Mais da metade da população das dez maiores capitais do Brasil (52%) aponta que a poluição do ar é o maior problema ambiental de sua cidade. Um terço diz ser a poluição sonora, outro terço as enchentes e alagamentos e 30% a poluição de rios e mares. É o que mostra a pesquisa “Viver nas Cidades: Meio Ambiente e Mudança Climática” do Instituto Cidades Sustentáveis, realizada pelo IPEC e lançada nesta semana.
Quanto aos maiores impactos, o calor excessivo foi o mais citado com a metade das respostas, seguido por poluição do ar e preço dos alimentos. A pesquisa permitia três escolhas por entrevistada (o).
A relação causa-efeito tem papel importante para o despertar da consciência no tema ambiental. A poluição do ar, por exemplo, é consequência de fatores como as emissões de gases por veículos, sobretudo os movidos a diesel, e responsável pelas doenças respiratórias que acometem, só na cidade de São Paulo, mais da metade da população. A mudança da frota de transporte coletivo para ônibus que não utilize combustível fóssil muito contribuirá para a solução deste grave problema.

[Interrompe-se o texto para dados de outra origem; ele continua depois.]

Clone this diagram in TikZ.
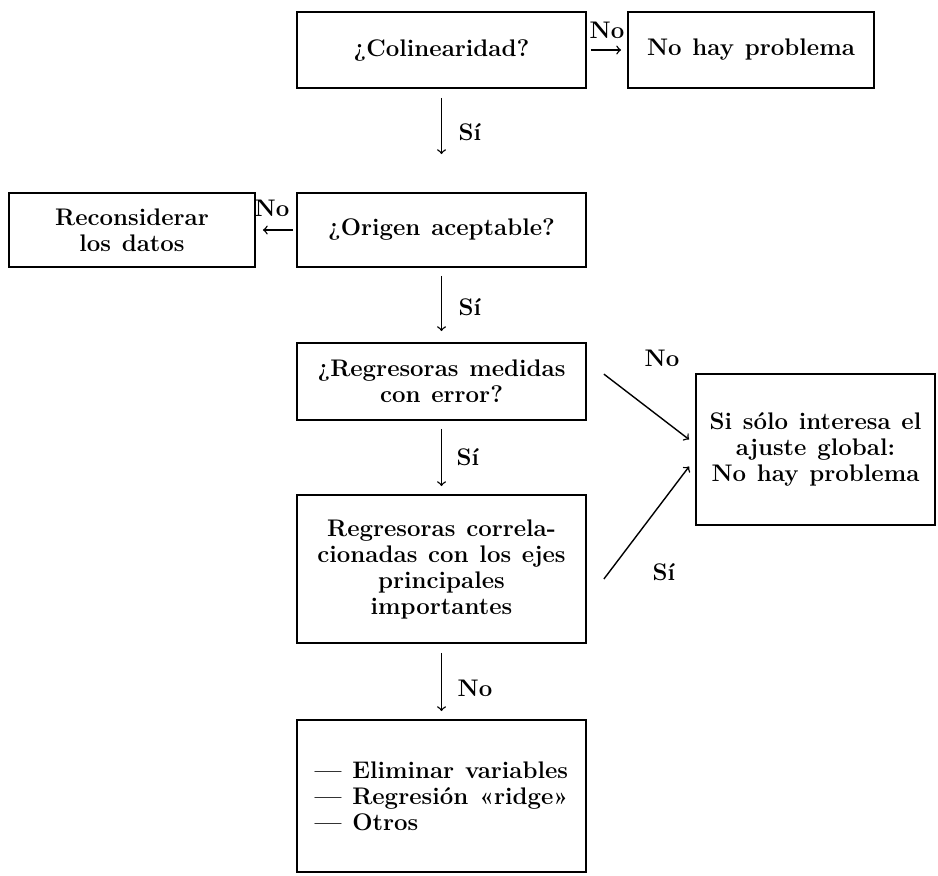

Já as enchentes têm relação com a mudança de regimes de chuvas —provocada sobretudo pelo desmatamento— que gera inundações nas cidades da região sul e seca nas da região norte, fato previsto pela ciência há mais de década e não considerado pela maioria dos gestores públicos e privados. Neste caso, a gestão de riscos ambientais pelos municípios pode reduzir em muito o sofrimento da população.
Como vemos, todos esses temas podem ser objeto de ações do poder público. Não por outro motivo, oito em cada dez entrevistados acreditam que os prefeitos e vereadores têm muito a contribuir com o enfrentamento da mudança climática. Citam que devem ajudar no controle do desmatamento, na redução do uso do combustível fóssil, na ampliação das áreas de preservação ambiental e promover a destinação adequada dos resíduos sólidos.
É sempre bom lembrar que o tema ambiental tem guarda compartilhada. No âmbito global tem relação com as metas de redução de emissões assumidas pelos 196 países que assinaram em 2015 o Acordo de Paris, que estabeleceu como limite de aquecimento do planeta dois graus celsius até o final do século (preferentemente 1,5 grau).
Passados dez anos do Acordo, já alcançamos a meta ideal de 1,5 grau estabelecida para 2100. O que reafirma que nosso modelo de desenvolvimento é muito eficiente em antecipar metas: cumpriu em 10 anos o que estava previsto para 85 anos.
O prêmio que recebemos por esta eficiência vem embalado na forma de enchentes, secas, tufões, queimadas, entre outras catástrofes. E o que chama atenção é que a maioria dos investidores e agentes financeiros segue financiando projetos e produtos que não consideram o impacto ambiental, na crença de que não serão responsabilizados pelos problemas que provocam.
O petróleo e o gás são responsáveis por 70% do aquecimento global e, caso não haja uma forte redução de sua participação na matriz energética global, não conseguiremos resolver o problema. É neste contexto que a exploração de petróleo na foz do Amazonas deve ser analisada e, por isto, além dos riscos envolvidos, será um retrocesso se aprovada.
Se no mundo o maior desafio ambiental são os combustíveis fósseis, no Brasil é o desmatamento. Por isso a importância da redução do desmatamento e da preservação da biodiversidade. Mas, lamentavelmente, na contramão de todos os compromissos e de todas as recomendações, o senado brasileiro acaba de aprovar o PL do desmatamento, também conhecido como PL da devastação, que flexibiliza regras de licenciamento ambiental, altera a proteção de territórios indígenas e quilombolas e reduz a reserva legal da Amazônia de 80% para 50%.
Neste contexto, a pesquisa pode ser encarada como um manifesto silencioso da população em relação aos desafios ambientais que temos pela frente. Ela aponta para uma aplicação do nível de consciência da sociedade com a inconteste defesa da preservação do meio ambiente, relacionando com os impactos que tem sofrido. Em ano de COP30, é uma mensagem e tanto para aqueles que têm o poder de fato para enfrentar a emergência climática.